At Cert Sensei, we provide 1,000 expert-curated AWS Cloud Practitioner practice questions specifically designed to challenge your understanding of these nuances. Our platform doesn't just tell you if you're wrong; it provides detailed expert reasoning for every answer, explaining the 'why' behind the correct choice. Plus, our domain-level analytics show you exactly where you're struggling—whether it's Cloud Concepts or Security—so you can stop wasting time on what you already know and focus on the gaps.
❓ Frequently Asked Questions
Is a Multi-AZ RDS deployment considered High Availability or Fault Tolerance?

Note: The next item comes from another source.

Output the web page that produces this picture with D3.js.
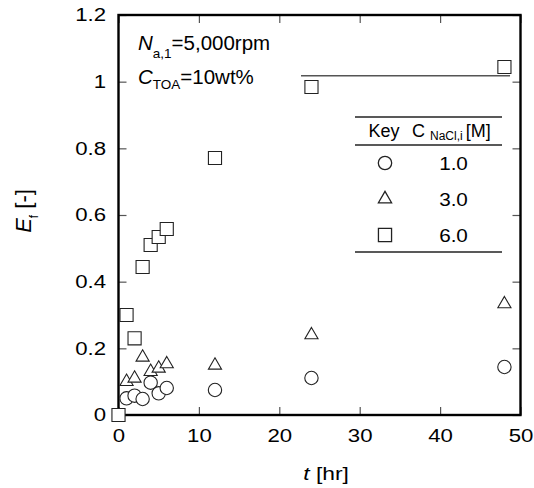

It is considered High Availability. While AWS manages the failover automatically, there is typically a brief window (usually 60-120 seconds) where the database is unavailable while the standby instance is promoted to primary. Because there is a non-zero RTO, it is HA, not FT.
Does AWS Route 53 contribute to High Availability?
Yes. Route 53 provides HA through health checks and DNS failover. If your primary region goes down, Route 53 can automatically route your users to a secondary region, ensuring your global application remains available even during a massive regional outage.
Can I achieve Fault Tolerance with just one Availability Zone?
No. A single AZ represents a single point of failure. Even if you have ten servers in one AZ, a power failure at that specific data center would take down your entire application. True Fault Tolerance requires redundancy across physically separate locations.